Om dat te voorkomen is het goed dat er scherpe afspraken komen over de mogelijkheden om te communiceren met de buitenwereld, gezien vanuit de gevangenis, zeker daar waar veiligheidsrisico’s te verwachten zijn.

In het wetsvoorstel lees ik in artikel 40 wel dat de minister het contact tijdelijk kan verruimen, maar ik lees niet dat de minister het contact bij dergelijke veiligheidsrisico’s kan beperken.

  • Welke mogelijkheden zijn er nu om af te wijken van de wettelijke ondergrens ten nadele van de gedetineerde?
  • Is het niet wenselijk om bij zeer zware incidenten de mogelijkheid te creëren om de contactmogelijkheden nog verder te beperken?
  • Welke criteria zouden daarvoor kunnen gelden?

De vertegenwoordigers van de Raad voor Strafrechtstoepassing en Jeugdbescherming benoemden tijdens de deskundigenbijeenkomst dat de contactbeperkingen voor sommigen gedetineerden in een extra beveiligde inrichting of op de afdeling voor intensief toezicht noodzakelijk is, maar voor sommigen ook niet.

  • Welke instrumenten zijn er op dit moment om maatwerk te leveren voor deze gedetineerden zodat de ‘goeden’ niet hoeven te lijden onder de ‘kwaden’ en waarbij direct ook een prikkel wordt gegeven om goed gedrag te belonen en slecht gedrag te straffen?

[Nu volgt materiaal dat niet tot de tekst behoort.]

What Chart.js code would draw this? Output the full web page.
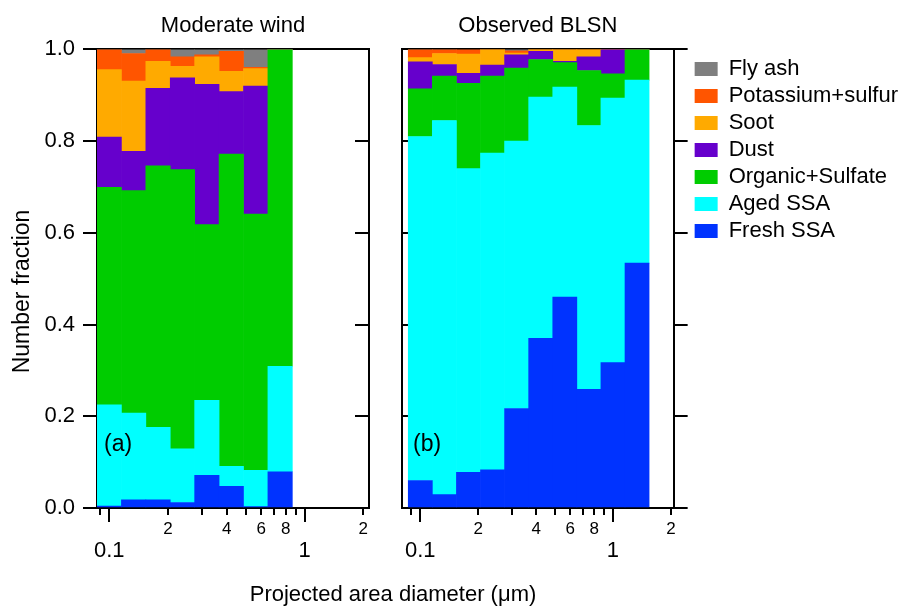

Voorzitter, met deze wet worden grenzen gesteld aan contact met de buitenwereld, rond frequentie van bezoek, aan het aantal bezoekers, aan de mogelijkheden voor telefonisch contact.

  • Blijft er op de een of andere manier een ondergrens bestaan, ook bij verkeerd gedrag?

Dat is een lastige vraag, maar ik stel deze omdat het voor een gedetineerde uiteraard van belang is om in contact te blijven met de eigen gezinsleden. Als de ondergrens wegvalt kan dat contact met gezinsleden in gevaar komen.

  • Zijn er ook situaties denkbaar dat zelfs het contact met gezinsleden moet worden vermeden?
  • En op welke wijze kan in ieder geval geborgd worden dat contact met het eigen gezin niet geheel wordt verbroken?

Voorzitter, het aanpassen van de rechten van een gedetineerde blijft moeilijk, maar het blijkt ook noodzakelijk. En dus moet de wetgever ingrijpen. Niet gemakkelijk, maar onvermijdbaar.

Ik zie uit naar de reactie van de bewindslieden.